Opinión

Los nuestros son silenciosos

Pocos miramientos y escaso cariño hemos desplegado los vigueses con los nuestros, digo yo asomado a los actos que la Armada ha organizado en recuerdo y homenaje a una de sus figuras más interesantes y desconocidas para sus paisanos como es la del contralmirante Casto Méndez Núñez, cuya estatua obra del escultor tortosino Agustí Querol, se asienta al menos por el momento en la Alameda de la plaza de Compostela. La imagen del marino empuñando sus prismáticos, está donde está tras un itinerario tan largo y tortuoso como el de la fragata “Numancia”, cuyo mando ostentó desde el mismo momento en que el novedoso acorazado comenzó a prestar servicio, hasta el final de la campaña del Pacífico, cuando muy quebrantado, Méndez Núñez retornó a casa circundando el mundo y llegó a Cádiz tras dos años y medio largos de viaje que se dice pronto. Llegó hecho polvo, y duró en tierra menos de dos años, pero nadie sabe exactamente de qué se murió el heroico oficial.  En Madrid y Pontevedra se especuló con la posibilidad de que hubiera sido envenenado porque, muy a su propio pesar, gran parte de la gente de a pie le consideraba como digno de ostentar la corona como representante del ideal de persona intachable, leal, digna, modesta y heroica.  Sus hermanas sin embargo, se opusieron a que se le practicara una autopsia. “Preferimos dudar a saberlo” concluyeron ellas. Y punto.

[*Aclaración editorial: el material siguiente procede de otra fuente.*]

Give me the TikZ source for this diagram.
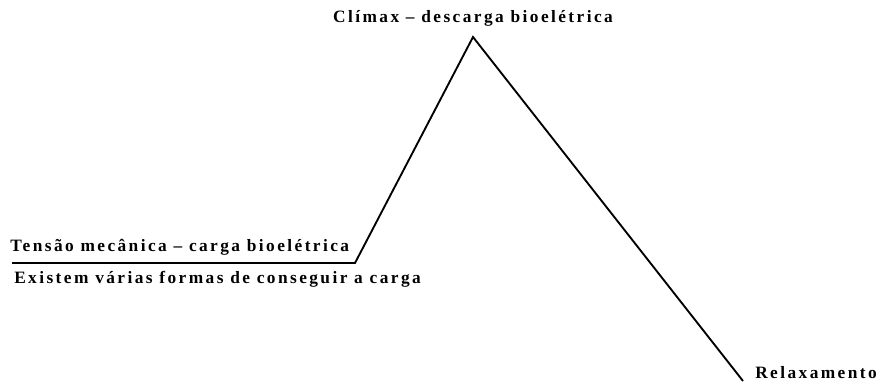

Méndez Núñez fue un hombre difícil. Misántropo, retraído y poco comunicativo, abominaba de las comparecencias en público y prefería permanecer en el anonimato. Su recalcitrante soltería y la completa ausencia en su vida de relaciones sentimentales alentaron también sospechas veladas. Lo cierto es que nunca se distinguió por su brillantez social, ni frecuentó por propia iniciativa ámbitos galantes, teatros, espectáculos o saraos de alto copete. Se dedicó en cuerpo y alma a la milicia y su hoja de servicios es, desde las primeras anotaciones, realmente admirable.
Y mientras, la ciudad en la que nació ha permanecido ajena por completo a su honorable figura, a su condición de vigués ilustre y a su papel en la Historia.  Veinte años después de su fallecimiento, la suscripción popular le levantó una estatua. Siglo y medio después, le han homenajeado sus camaradas. En este tiempo, a Vigo –que tiene un museo naval por cierto- ni se le ha ocurrido amarlo. Ni siquiera recordarlo.